-- Start Provided material --

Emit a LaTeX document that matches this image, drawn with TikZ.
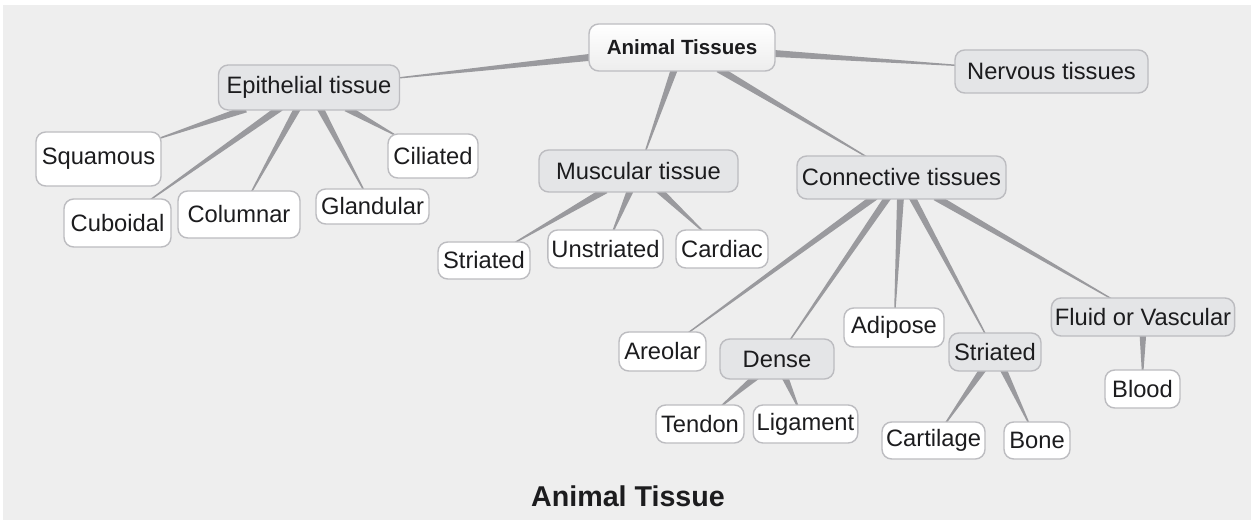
\documentclass[tikz,border=0pt]{standalone}
\usepackage{fontspec}
\setmainfont{Liberation Sans}
\usetikzlibrary{calc,backgrounds}
\definecolor{mapbg}{RGB}{238,238,238}
\definecolor{mapedge}{RGB}{188,188,192}
\definecolor{mapgroup}{RGB}{228,229,231}
\definecolor{maplink}{RGB}{154,154,158}
\definecolor{mapink}{RGB}{28,28,30}

% tapered link: wide at the parent, thin at the child
\newcommand{\twig}[2]{%
  \path (#1) -- (#2) coordinate[pos=0] (tA) coordinate[pos=1] (tB);
  \coordinate (tP) at ($(tA)!-3pt!(tB)$);
  \coordinate (tQ) at ($(tB)!-3pt!(tA)$);
  \fill[maplink] ($(tP)!2pt!90:(tQ)$) -- ($(tP)!2pt!-90:(tQ)$)
    -- ($(tQ)!0.35pt!90:(tP)$) -- ($(tQ)!0.35pt!-90:(tP)$) -- cycle;
}

\begin{document}
\begin{tikzpicture}[
    x=0.02cm, y=-0.02cm,
    every node/.style={font=\fontsize{13.5}{16}\selectfont, text=mapink, inner sep=2pt},
    dims/.style 2 args={minimum width=#1*0.02cm, minimum height=#2*0.02cm},
    leaf/.style={rectangle, draw=mapedge, fill=white, rounded corners=5.5pt, line width=0.8pt},
    group/.style={leaf, fill=mapgroup},
    root/.style={leaf, top color=white, bottom color=gray!14, font=\bfseries\fontsize{11.7}{14}\selectfont}
]
    \useasboundingbox (0,0) rectangle (1251,520);

    \node[root, dims={186}{47}] (animal) at (682,47.5) {Animal Tissues};
    \node[group, dims={181}{45}] (epith) at (309,87.5) {Epithelial tissue};
    \node[group, dims={193}{43}] (nerv) at (1051.5,71.5) {Nervous tissues};
    \node[group, dims={199}{42}] (musc) at (638.5,171) {Muscular tissue};
    \node[group, dims={209}{43}] (conn) at (901.5,177.5) {Connective tissues};

    \node[leaf, dims={125}{54}] (squam) at (98.5,159) {Squamous};
    \node[leaf, dims={90}{44}] (cilia) at (433,156) {Ciliated};
    \node[leaf, dims={107}{48}] (cubo) at (117.5,223) {Cuboidal};
    \node[leaf, dims={122}{47}] (colum) at (239,214.5) {Columnar};
    \node[leaf, dims={113}{35}] (gland) at (372.5,206.5) {Glandular};

    \node[leaf, dims={92}{37}] (mstri) at (484,260.5) {Striated};
    \node[leaf, dims={115}{38}] (unstri) at (605.5,249) {Unstriated};
    \node[leaf, dims={92}{38}] (cardiac) at (722,249) {Cardiac};

    \node[leaf, dims={87}{39}] (areol) at (662.5,351.5) {Areolar};
    \node[group, dims={114}{40}] (dense) at (777,359) {Dense};
    \node[leaf, dims={100}{39}] (adipo) at (894,327.5) {Adipose};
    \node[group, dims={92}{38}] (cstri) at (995,352) {Striated};
    \node[group, dims={180}{38}] (fluid) at (1143,317) {Fluid or Vascular};

    \node[leaf, dims={88}{38}] (tendon) at (700,424) {Tendon};
    \node[leaf, dims={103}{38}] (ligam) at (805.5,424) {Ligament};
    \node[leaf, dims={103}{37}] (cartil) at (933.5,440.5) {Cartilage};
    \node[leaf, dims={66}{37}] (bone) at (1037,440.5) {Bone};
    \node[leaf, dims={75}{38}] (blood) at (1142.5,389) {Blood};

    \node[font=\bfseries\fontsize{16.3}{19}\selectfont] (title) at (628,496) {Animal Tissue};

    \begin{scope}[on background layer]
        \fill[mapbg] (3,5) rectangle (1251,520);
        \twig{animal}{epith}
        \twig{animal}{nerv}
        \twig{animal}{musc}
        \twig{animal}{conn}
        \twig{epith}{squam}
        \twig{epith}{cubo}
        \twig{epith}{colum}
        \twig{epith}{gland}
        \twig{epith}{cilia}
        \twig{musc}{mstri}
        \twig{musc}{unstri}
        \twig{musc}{cardiac}
        \twig{conn}{areol}
        \twig{conn}{dense}
        \twig{conn}{adipo}
        \twig{conn}{cstri}
        \twig{conn}{fluid}
        \twig{dense}{tendon}
        \twig{dense}{ligam}
        \twig{cstri}{cartil}
        \twig{cstri}{bone}
        \twig{fluid}{blood}
    \end{scope}
\end{tikzpicture}
\end{document}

-- End Provided material --

■ Exercise task: Exactly reproduce the run of lines from the start of the listing through the line with "(cardiac) at (722,249)", inclusive; pictures are not copied.

■ Reply:
Emit a LaTeX document that matches this image, drawn with TikZ.
\documentclass[tikz,border=0pt]{standalone}
\usepackage{fontspec}
\setmainfont{Liberation Sans}
\usetikzlibrary{calc,backgrounds}
\definecolor{mapbg}{RGB}{238,238,238}
\definecolor{mapedge}{RGB}{188,188,192}
\definecolor{mapgroup}{RGB}{228,229,231}
\definecolor{maplink}{RGB}{154,154,158}
\definecolor{mapink}{RGB}{28,28,30}

% tapered link: wide at the parent, thin at the child
\newcommand{\twig}[2]{%
  \path (#1) -- (#2) coordinate[pos=0] (tA) coordinate[pos=1] (tB);
  \coordinate (tP) at ($(tA)!-3pt!(tB)$);
  \coordinate (tQ) at ($(tB)!-3pt!(tA)$);
  \fill[maplink] ($(tP)!2pt!90:(tQ)$) -- ($(tP)!2pt!-90:(tQ)$)
    -- ($(tQ)!0.35pt!90:(tP)$) -- ($(tQ)!0.35pt!-90:(tP)$) -- cycle;
}

\begin{document}
\begin{tikzpicture}[
    x=0.02cm, y=-0.02cm,
    every node/.style={font=\fontsize{13.5}{16}\selectfont, text=mapink, inner sep=2pt},
    dims/.style 2 args={minimum width=#1*0.02cm, minimum height=#2*0.02cm},
    leaf/.style={rectangle, draw=mapedge, fill=white, rounded corners=5.5pt, line width=0.8pt},
    group/.style={leaf, fill=mapgroup},
    root/.style={leaf, top color=white, bottom color=gray!14, font=\bfseries\fontsize{11.7}{14}\selectfont}
]
    \useasboundingbox (0,0) rectangle (1251,520);

    \node[root, dims={186}{47}] (animal) at (682,47.5) {Animal Tissues};
    \node[group, dims={181}{45}] (epith) at (309,87.5) {Epithelial tissue};
    \node[group, dims={193}{43}] (nerv) at (1051.5,71.5) {Nervous tissues};
    \node[group, dims={199}{42}] (musc) at (638.5,171) {Muscular tissue};
    \node[group, dims={209}{43}] (conn) at (901.5,177.5) {Connective tissues};

    \node[leaf, dims={125}{54}] (squam) at (98.5,159) {Squamous};
    \node[leaf, dims={90}{44}] (cilia) at (433,156) {Ciliated};
    \node[leaf, dims={107}{48}] (cubo) at (117.5,223) {Cuboidal};
    \node[leaf, dims={122}{47}] (colum) at (239,214.5) {Columnar};
    \node[leaf, dims={113}{35}] (gland) at (372.5,206.5) {Glandular};

    \node[leaf, dims={92}{37}] (mstri) at (484,260.5) {Striated};
    \node[leaf, dims={115}{38}] (unstri) at (605.5,249) {Unstriated};
    \node[leaf, dims={92}{38}] (cardiac) at (722,249) {Cardiac};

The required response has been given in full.